**What is needed**. The line holding "const bOpenHi = [1.28, 6.73, 7.07, 8.65, 8.49];" is the last one to output; start at the first line of the data, keep every line in between exactly, and leave out pictures.

**Data excerpt**.
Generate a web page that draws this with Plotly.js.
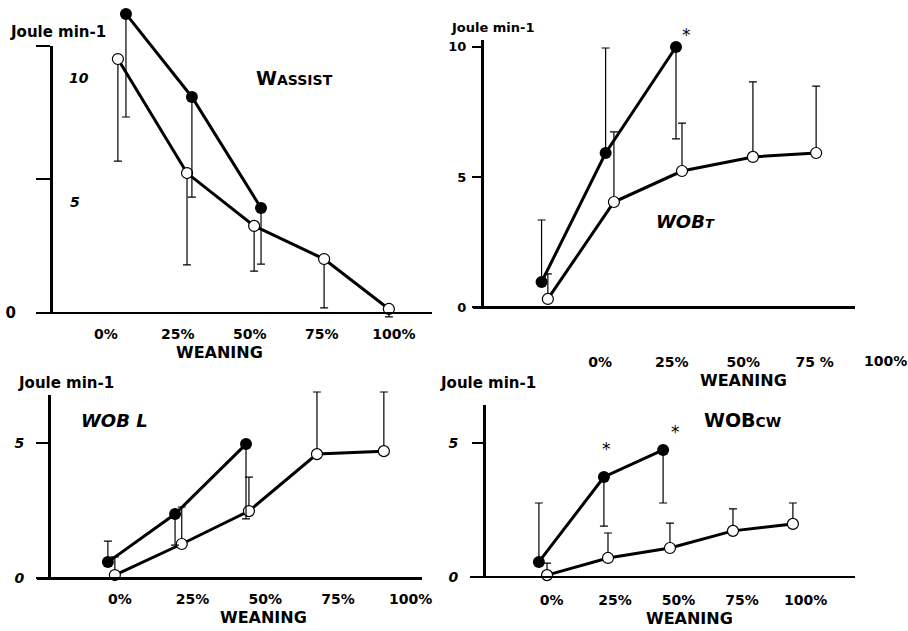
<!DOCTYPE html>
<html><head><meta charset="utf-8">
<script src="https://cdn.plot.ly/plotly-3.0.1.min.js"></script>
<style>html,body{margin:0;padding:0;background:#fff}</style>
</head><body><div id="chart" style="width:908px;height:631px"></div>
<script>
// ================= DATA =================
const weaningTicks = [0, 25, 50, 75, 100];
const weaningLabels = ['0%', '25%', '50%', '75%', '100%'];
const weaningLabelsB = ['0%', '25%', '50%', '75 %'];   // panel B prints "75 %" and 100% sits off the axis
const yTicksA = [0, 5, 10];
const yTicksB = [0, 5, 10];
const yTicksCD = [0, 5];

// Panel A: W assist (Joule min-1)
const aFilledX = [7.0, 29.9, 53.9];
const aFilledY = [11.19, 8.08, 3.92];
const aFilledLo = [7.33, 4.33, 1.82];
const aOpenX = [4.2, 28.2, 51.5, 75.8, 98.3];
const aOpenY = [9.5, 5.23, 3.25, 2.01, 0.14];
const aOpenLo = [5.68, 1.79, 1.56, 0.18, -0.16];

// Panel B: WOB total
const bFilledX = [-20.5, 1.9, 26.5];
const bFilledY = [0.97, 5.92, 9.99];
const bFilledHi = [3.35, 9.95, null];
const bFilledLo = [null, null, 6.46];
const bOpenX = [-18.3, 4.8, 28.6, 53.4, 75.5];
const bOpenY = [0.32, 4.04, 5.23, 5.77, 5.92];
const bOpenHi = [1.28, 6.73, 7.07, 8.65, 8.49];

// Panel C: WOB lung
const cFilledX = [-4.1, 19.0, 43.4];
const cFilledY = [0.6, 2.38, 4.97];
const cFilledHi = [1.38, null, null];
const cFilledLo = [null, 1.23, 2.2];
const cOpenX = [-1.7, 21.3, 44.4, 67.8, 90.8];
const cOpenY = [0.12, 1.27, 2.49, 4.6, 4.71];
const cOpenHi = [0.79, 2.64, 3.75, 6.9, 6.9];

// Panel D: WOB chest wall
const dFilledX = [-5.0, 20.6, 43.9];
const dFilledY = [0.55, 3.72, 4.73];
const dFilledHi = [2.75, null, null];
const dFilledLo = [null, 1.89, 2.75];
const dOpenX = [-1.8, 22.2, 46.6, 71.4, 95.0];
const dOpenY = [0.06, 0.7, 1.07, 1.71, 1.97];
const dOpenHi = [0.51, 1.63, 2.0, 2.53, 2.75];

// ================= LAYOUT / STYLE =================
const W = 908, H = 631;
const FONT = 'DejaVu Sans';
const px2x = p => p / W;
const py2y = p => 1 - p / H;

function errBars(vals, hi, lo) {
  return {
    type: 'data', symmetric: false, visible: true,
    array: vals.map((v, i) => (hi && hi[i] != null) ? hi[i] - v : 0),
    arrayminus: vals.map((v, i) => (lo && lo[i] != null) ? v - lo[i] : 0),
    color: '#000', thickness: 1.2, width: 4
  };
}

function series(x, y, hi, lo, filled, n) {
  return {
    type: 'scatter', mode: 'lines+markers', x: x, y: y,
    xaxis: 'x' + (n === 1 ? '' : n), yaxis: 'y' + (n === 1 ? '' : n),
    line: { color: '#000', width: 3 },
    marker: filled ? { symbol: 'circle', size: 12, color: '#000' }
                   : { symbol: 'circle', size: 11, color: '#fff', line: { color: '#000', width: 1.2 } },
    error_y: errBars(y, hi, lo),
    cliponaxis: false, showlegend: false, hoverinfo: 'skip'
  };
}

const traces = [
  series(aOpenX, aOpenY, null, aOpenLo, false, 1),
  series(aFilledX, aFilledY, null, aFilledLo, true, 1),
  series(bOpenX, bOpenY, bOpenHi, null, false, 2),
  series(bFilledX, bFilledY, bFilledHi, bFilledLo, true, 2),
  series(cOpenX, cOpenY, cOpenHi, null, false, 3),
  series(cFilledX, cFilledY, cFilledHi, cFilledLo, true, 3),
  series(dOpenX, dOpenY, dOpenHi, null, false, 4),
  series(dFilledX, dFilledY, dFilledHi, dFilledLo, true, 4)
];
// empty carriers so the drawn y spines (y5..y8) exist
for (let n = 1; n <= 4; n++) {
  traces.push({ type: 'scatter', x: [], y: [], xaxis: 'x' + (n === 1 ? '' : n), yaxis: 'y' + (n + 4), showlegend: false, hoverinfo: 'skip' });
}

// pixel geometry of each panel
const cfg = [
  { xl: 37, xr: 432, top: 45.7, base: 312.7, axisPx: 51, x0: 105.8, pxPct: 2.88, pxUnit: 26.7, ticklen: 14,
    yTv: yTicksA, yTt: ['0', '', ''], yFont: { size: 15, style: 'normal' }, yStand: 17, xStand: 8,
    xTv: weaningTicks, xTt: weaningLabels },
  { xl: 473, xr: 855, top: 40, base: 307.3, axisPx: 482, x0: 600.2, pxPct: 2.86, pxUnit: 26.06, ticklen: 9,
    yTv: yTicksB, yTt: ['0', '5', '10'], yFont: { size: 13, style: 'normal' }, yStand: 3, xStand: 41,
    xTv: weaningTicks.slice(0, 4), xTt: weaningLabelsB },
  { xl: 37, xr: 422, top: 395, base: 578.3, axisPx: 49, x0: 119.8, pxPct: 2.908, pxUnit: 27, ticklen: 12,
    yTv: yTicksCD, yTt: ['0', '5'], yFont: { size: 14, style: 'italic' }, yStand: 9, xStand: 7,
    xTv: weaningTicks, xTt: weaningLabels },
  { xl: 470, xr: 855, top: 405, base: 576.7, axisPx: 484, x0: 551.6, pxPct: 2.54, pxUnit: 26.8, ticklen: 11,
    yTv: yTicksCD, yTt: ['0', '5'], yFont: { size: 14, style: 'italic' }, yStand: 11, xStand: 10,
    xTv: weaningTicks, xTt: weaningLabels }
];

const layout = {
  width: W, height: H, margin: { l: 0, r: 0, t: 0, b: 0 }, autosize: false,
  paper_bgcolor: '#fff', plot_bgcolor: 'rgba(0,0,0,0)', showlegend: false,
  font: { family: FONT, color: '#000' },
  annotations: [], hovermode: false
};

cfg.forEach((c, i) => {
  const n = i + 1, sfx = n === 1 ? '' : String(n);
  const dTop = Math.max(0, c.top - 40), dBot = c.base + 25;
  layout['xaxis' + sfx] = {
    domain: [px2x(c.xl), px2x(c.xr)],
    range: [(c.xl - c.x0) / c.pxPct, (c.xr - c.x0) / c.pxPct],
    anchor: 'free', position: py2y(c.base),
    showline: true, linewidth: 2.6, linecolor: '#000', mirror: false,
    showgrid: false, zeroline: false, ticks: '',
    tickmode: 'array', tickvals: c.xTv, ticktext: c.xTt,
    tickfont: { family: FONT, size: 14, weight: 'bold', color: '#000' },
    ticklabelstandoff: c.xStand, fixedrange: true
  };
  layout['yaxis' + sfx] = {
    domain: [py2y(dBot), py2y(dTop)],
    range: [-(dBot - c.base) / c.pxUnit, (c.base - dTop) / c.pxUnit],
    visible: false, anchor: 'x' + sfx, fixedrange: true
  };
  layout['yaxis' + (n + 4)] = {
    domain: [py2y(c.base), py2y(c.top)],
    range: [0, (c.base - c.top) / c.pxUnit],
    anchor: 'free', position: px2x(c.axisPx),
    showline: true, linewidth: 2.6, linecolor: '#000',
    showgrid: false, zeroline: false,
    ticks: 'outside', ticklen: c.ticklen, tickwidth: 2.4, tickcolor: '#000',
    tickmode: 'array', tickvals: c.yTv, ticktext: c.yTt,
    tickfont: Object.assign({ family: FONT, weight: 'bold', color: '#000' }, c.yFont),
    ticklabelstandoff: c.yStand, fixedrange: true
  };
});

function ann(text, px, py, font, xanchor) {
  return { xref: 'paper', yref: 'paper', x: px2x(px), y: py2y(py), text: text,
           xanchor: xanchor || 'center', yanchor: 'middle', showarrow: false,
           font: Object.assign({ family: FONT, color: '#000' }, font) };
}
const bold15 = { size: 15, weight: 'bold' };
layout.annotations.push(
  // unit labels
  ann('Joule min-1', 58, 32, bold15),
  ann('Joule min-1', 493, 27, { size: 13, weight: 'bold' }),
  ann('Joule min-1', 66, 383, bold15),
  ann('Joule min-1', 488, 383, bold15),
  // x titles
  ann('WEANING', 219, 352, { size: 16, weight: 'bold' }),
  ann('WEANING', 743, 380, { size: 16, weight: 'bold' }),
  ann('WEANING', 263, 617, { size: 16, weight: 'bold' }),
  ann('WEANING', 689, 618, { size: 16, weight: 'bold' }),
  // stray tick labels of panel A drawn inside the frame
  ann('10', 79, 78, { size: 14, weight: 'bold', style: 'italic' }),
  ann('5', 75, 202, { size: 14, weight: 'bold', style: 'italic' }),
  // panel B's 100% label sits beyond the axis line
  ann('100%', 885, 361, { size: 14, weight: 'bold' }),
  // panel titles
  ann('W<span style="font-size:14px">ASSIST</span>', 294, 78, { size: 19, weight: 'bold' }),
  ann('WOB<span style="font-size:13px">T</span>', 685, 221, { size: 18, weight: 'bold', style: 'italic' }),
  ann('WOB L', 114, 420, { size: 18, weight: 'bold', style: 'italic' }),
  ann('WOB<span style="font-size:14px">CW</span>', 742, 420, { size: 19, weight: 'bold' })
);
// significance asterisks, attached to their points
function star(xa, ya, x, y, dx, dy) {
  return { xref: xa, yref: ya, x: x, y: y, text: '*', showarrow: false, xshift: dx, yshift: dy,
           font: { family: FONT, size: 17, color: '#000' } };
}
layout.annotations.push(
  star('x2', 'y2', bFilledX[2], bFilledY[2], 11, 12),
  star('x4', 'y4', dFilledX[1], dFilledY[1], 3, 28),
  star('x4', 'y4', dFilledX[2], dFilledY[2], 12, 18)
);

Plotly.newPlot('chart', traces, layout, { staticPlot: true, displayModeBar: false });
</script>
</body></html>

**Right answer**.
Generate a web page that draws this with Plotly.js.
<!DOCTYPE html>
<html><head><meta charset="utf-8">
<script src="https://cdn.plot.ly/plotly-3.0.1.min.js"></script>
<style>html,body{margin:0;padding:0;background:#fff}</style>
</head><body><div id="chart" style="width:908px;height:631px"></div>
<script>
// ================= DATA =================
const weaningTicks = [0, 25, 50, 75, 100];
const weaningLabels = ['0%', '25%', '50%', '75%', '100%'];
const weaningLabelsB = ['0%', '25%', '50%', '75 %'];   // panel B prints "75 %" and 100% sits off the axis
const yTicksA = [0, 5, 10];
const yTicksB = [0, 5, 10];
const yTicksCD = [0, 5];

// Panel A: W assist (Joule min-1)
const aFilledX = [7.0, 29.9, 53.9];
const aFilledY = [11.19, 8.08, 3.92];
const aFilledLo = [7.33, 4.33, 1.82];
const aOpenX = [4.2, 28.2, 51.5, 75.8, 98.3];
const aOpenY = [9.5, 5.23, 3.25, 2.01, 0.14];
const aOpenLo = [5.68, 1.79, 1.56, 0.18, -0.16];

// Panel B: WOB total
const bFilledX = [-20.5, 1.9, 26.5];
const bFilledY = [0.97, 5.92, 9.99];
const bFilledHi = [3.35, 9.95, null];
const bFilledLo = [null, null, 6.46];
const bOpenX = [-18.3, 4.8, 28.6, 53.4, 75.5];
const bOpenY = [0.32, 4.04, 5.23, 5.77, 5.92];
const bOpenHi = [1.28, 6.73, 7.07, 8.65, 8.49];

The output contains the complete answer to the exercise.